The fundamental definition of a p-value is still the same: the probability that of obtaining the observed data or worse, under the assumption of the null hypotheses.

In this problem, we assume the null-hypothesis to get a mean of $0.1$ and a standard deviation of

$$\sqrt{0.1\times0.9/211} = 0.02065285.$$

Our observed data is $\hat{p} = 29/211 \approx 0.137$, which has a $Z$-score of

$$ \frac{0.137 - 0.1}{0.02065} \approx 1.796. $$

The $p$-value

If we look up $1.79$ in our standard table, see that

$$P(Z>1.79) \approx 0.0367.$$

Since the proportion could be different from this in either direction, we double this to get a $p$-value of $0.0734$.

Since our $p$-value is greater than $0.05$, we reject the null hypothesis.

A picture of the $p$-value

Geometrically, the $p$-value is the shaded area in the following picture:

One vs two sided

Note the distinction between the two versions of the alternative hypotheses. The first is called a one sided hypothesis and the second is called a two sided hypothesis.

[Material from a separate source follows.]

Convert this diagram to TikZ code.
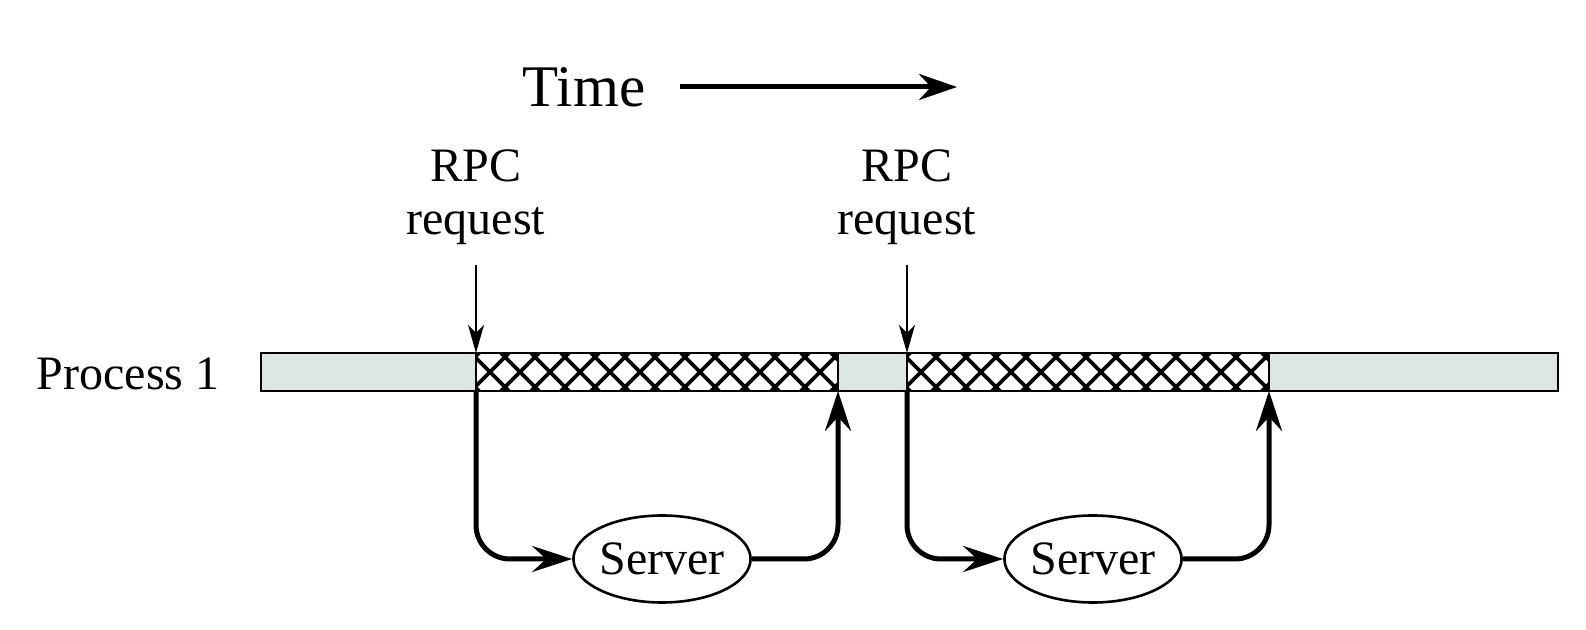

Thus, there are basically two problems here. In both, we must compare the null hypotheses to one of the two alternative hypotheses. Written symbolically, our null and alternative hypotheses are

\begin{align} H_0 : p=0.1 \\ H_A : p > 0.1 \end{align}

or \begin{align} H_0 : p=0.1 \\ H_A : p \neq 0.1 \end{align}

The first hypotheses test is one-sided; the second is two-sided.

Hypothesis testing for means

Similar ideas apply to sample means. Here's an example:

Conventional wisdom states that normal human body temperature is $98.6^{\circ}$ but, according to a 1992 research paper entitled "A Critical Appraisal of 98.6 Degrees F" that appeared in The Journal of the American Medical Association, it's actually lower. Let's take a look at the data.

The data

Here's how to grab the data off of my website:

import pandas as pd
df = pd.read_csv('https://www.marksmath.org/data/normtemp.csv')
temps = df.body_temperature
m = temps.mean()
s = temps.std()
n = len(temps)
[m,s,n]
[98.24923076923076, 0.7331831580389456, 130]

So it looks like there were 130 folks in the study with an average temperature of $98.249^{\circ}$ and a standard deviation of $0.733^{\circ}$.

The analysis

The average temperature from this sample is indeed lower than $98.6$, but let's use a one-sided hypothesis test to examine whether this is genuine evidence against the conventional wisdom. To be clear, our hypothesis test looks like so:

  • $H_0$: $\mu=98.6$
  • $H_A$: $\mu < 98.6$.

Let's use a confidence level of $99\%$.

Analysis (cont)

Well, the standard error is $$SE = \frac{\sigma}{\sqrt{n}} = \frac{0.7331832}{\sqrt{130}} = 0.0642884.$$

Thus, our $Z$-score is $$Z = \frac{\bar{x}-\mu}{SE} = \frac{98.249 - 98.6}{0.0642884} = -5.45977.$$

This is literally off our table so our one-sided $p$-value must surely be much less than $0.01$; thus, we reject the null-hypothesis.